The Miracles of Water (and the 9 Natural Doctors) by Sandra Horner (2005)
This book explains the natural ways to maintaining good health, and how to treat illnesses. There are 31 chapters, split up into four major sections: The 9 Natural Doctors, Doctor Nutrition, Lifestyle Diseases, and only 9 chapters under the heading “Miracles of Water”, with even 2 of them not directly related to water. This makes me think that perhaps the book could be better titled, as the main emphasis is not on water.
As the author states in the “Acknowledgements” section, this book owes a lot of its material to the writings of Calvin and Agatha Thrash of Uchee Pines. This book actually distills some of the best material in their books down into an easily-carried, small book that makes it very useful. It is written particularly with the Indian/Nepali circumstances in mind, and the color pics are very attractive in illustrating points.
In talking about cancer, the book doesn’t cover what i think is one of the most common causes – which is too much sunshine. Having a brother who has gone under the knife twice for this kind of cancer, and having “pre-cancer” skin problems of my own, this is a serious omission, but again, in light of the intended audience in India, perhaps it is not such a problem among them.

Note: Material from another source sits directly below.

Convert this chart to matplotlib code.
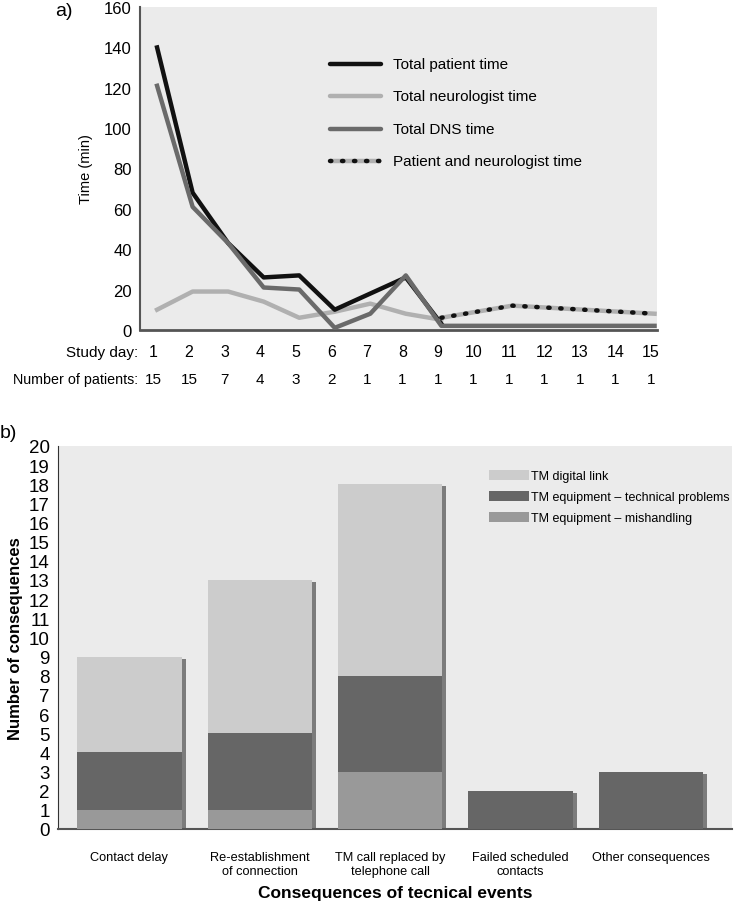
import matplotlib
matplotlib.use("Agg")
import matplotlib.pyplot as plt
import matplotlib.patheffects as pe
from matplotlib.patches import Patch
import numpy as np

plt.rcParams['font.family'] = ['Liberation Sans', 'DejaVu Sans']

# --- panel a data ---
days = list(range(1, 16))
n_patients = [15, 15, 7, 4, 3, 2, 1, 1, 1, 1, 1, 1, 1, 1, 1]
patient_days = [1, 2, 3, 4, 5, 6, 7, 8, 9]
patient_time = [140, 68, 43, 26, 27, 10, 18, 26, 3]
neuro_time = [10, 19, 19, 14, 6, 9, 13, 8, 5]
dns_days = list(range(1, 16))
dns_time = [121, 61, 43, 21, 20, 1, 8, 27, 2, 2, 2, 2, 2, 2, 2]
both_days = [9, 10, 11, 12, 13, 14, 15]
both_time = [6, 9, 12, 11, 10, 9, 8]

# --- panel b data ---
categories = ['Contact delay', 'Re-establishment\nof connection', 'TM call replaced by\ntelephone call',
              'Failed scheduled\ncontacts', 'Other consequences']
mishandling = [1, 1, 3, 0, 0]
technical = [3, 4, 5, 2, 3]
digital = [5, 8, 10, 0, 0]

bg = '#ebebeb'
fig = plt.figure(figsize=(7.37, 9.04), dpi=100)

# ---------------- panel a ----------------
ax = fig.add_axes([0.190, 0.634, 0.701, 0.357])
ax.set_facecolor(bg)
ax.plot(patient_days, patient_time, color='#111111', lw=3.2, zorder=3)
ax.plot(patient_days, neuro_time, color='#b0b0b0', lw=3.2, zorder=2)
ax.plot(dns_days, dns_time, color='#6a6a6a', lw=3.2, zorder=4)
ax.plot(both_days, both_time, color='#b0b0b0', lw=3.2, zorder=5)
ax.plot(both_days, both_time, color='#111111', lw=3.2, ls=(0, (0.3, 2.4)),
        dash_capstyle='round', zorder=6)
ax.set_xlim(0.52, 15.06)
ax.set_ylim(0, 160)
ax.set_yticks(range(0, 161, 20))
ax.set_xticks([])
ax.tick_params(axis='y', length=0, labelsize=12, pad=6)
for s in ['top', 'right']:
    ax.spines[s].set_visible(False)
ax.spines['left'].set_color('#555555')
ax.spines['left'].set_linewidth(1.5)
ax.spines['bottom'].set_color('#555555')
ax.spines['bottom'].set_linewidth(2)
ax.set_ylabel('Time (min)', fontsize=10.5, labelpad=8)

# legend drawn by hand (line samples + text)
leg_labels = ['Total patient time', 'Total neurologist time', 'Total DNS time',
              'Patient and neurologist time']
leg_y = [0.824, 0.725, 0.622, 0.523]
leg_cols = ['#111111', '#b0b0b0', '#6a6a6a', '#b0b0b0']
xs = [0.368, 0.466]
for i, (lab, yy) in enumerate(zip(leg_labels, leg_y)):
    ax.plot(xs, [yy, yy], transform=ax.transAxes, color=leg_cols[i], lw=3.2,
            solid_capstyle='round' if i < 3 else 'butt')
    if i == 3:
        ax.plot(xs, [yy, yy], transform=ax.transAxes, color='#111111', lw=3.2,
                ls=(0, (0.3, 2.4)), dash_capstyle='round')
    ax.text(0.489, yy, lab, transform=ax.transAxes, fontsize=11, va='center', ha='left')

trans = ax.get_xaxis_transform()
ax.text(0.46, -0.068, 'Study day:', transform=trans, fontsize=11, ha='right', va='center')
ax.text(0.46, -0.152, 'Number of patients:', transform=trans, fontsize=10.3, ha='right', va='center')
for d, n in zip(days, n_patients):
    ax.text(d - 0.1, -0.068, str(d), transform=trans, fontsize=11.5, ha='center', va='center')
    ax.text(d - 0.1, -0.152, str(n), transform=trans, fontsize=11, ha='center', va='center')
fig.text(0.075, 0.987, 'a)', fontsize=14, ha='left', va='center')

# ---------------- panel b ----------------
bx = fig.add_axes([0.0787, 0.0819, 0.914, 0.4237])
bx.set_facecolor(bg)
x = np.arange(len(categories))
w = 0.8
bot2 = [m + t for m, t in zip(mishandling, technical)]
totals = [a + b for a, b in zip(bot2, digital)]
# drop shadow behind each full stack
sh = bx.bar(x, totals, w, color=bg, zorder=2)
for r in sh:
    r.set_path_effects([pe.SimplePatchShadow(offset=(3, -1.5), shadow_rgbFace='#222222', alpha=0.55)])
bx.bar(x, mishandling, w, color='#999999', zorder=3)
bx.bar(x, technical, w, bottom=mishandling, color='#666666', zorder=3)
bx.bar(x, digital, w, bottom=bot2, color='#cccccc', zorder=3)
bx.set_xlim(-0.548, 4.62)
bx.set_ylim(0, 20)
bx.set_yticks(range(0, 21))
bx.set_yticks([5, 10, 15], minor=True)
bx.yaxis.grid(True, which='minor', color='white', lw=1)
bx.set_axisbelow(True)
bx.tick_params(axis='y', which='both', length=0, labelsize=13.5, pad=6)
bx.set_xticks(x)
bx.set_xticklabels(categories, fontsize=9.2)
bx.tick_params(axis='x', length=0, pad=16)
for s in ['top', 'right']:
    bx.spines[s].set_visible(False)
bx.spines['left'].set_color('#333333')
bx.spines['bottom'].set_color('#555555')
bx.spines['bottom'].set_linewidth(1.5)
bx.set_ylabel('Number of consequences', fontsize=12, fontweight='bold', labelpad=4)
bx.set_xlabel('Consequences of tecnical events', fontsize=12.5, fontweight='bold', labelpad=6)

handles = [Patch(facecolor='#cccccc'), Patch(facecolor='#666666'), Patch(facecolor='#999999')]
bx.legend(handles, ['TM digital link', 'TM equipment \u2013 technical problems', 'TM equipment \u2013 mishandling'],
          loc='upper left', bbox_to_anchor=(0.632, 0.95), frameon=False, fontsize=9.0,
          handlelength=3.2, handleheight=0.85, handletextpad=0.15, labelspacing=0.68,
          borderaxespad=0)
fig.text(0.0, 0.521, 'b)', fontsize=14, ha='left', va='center')

fig.savefig('out.png', dpi=100)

The subjects are very comprehensive for such a small book, covering even the “hot” topics of spices and tea. So many people tell me “It’s our culture to use these things”, expecting me to agree that we should respect the culture we are in. I usually reply that we, as Seventh-day Adventist Christians, accept the good things in the culture, and reject the bad things. The culture here is to pray to idols, but we don’t do that, do we? Whenever the culture clashes with Jesus, we choose Jesus every time. If the culture uses spices and tea, reject that part of the culture, replacing those things with something God can approve of.
Having grown up following most everything in this book, there is little new information for me, except that i didn’t know ginger is considered an “irritating spice”, and didn’t know that large starch molecules can adversely affect the brain.. Ginger is not in the harmful category, and when i asked the author, was told that it can be used as medicine, but not to be used on a regular basis. I sure remember many cold nites in Japan when i put some ginger paste or cut up some pieces and put in with my udon noodle soup, and it warmed my whole body up from the insides it seemed. But maybe it was not so good to use, or maybe it is OK to warm up a body once in a while, i don’t know.
The sources given for the various vitamins and minerals do not seem to have been thoroughly investigated. For example, the sources given for Vitamin C are “Citrus fruit, cabbage, and potatoes”. Well, cabbage and potatoes are actually poor sources of Vitamin C. Guava, which is readily available in India, has almost 3 times as much Vitamin C as an orange (per 100g), and stir-fry green pepper has more than double that of oranges, and over 10 times the amount of Vitamin C as a potato! In the Vitamin A category, sweet potatoes are not even listed, yet are actually the highest source of Vitamin A among commonly available foods.
I hope that the book can be widely spread, and that it will be a reference source to be followed in lifestyle and treating illnesses, especially for those trying to follow the Lord in southern Asia.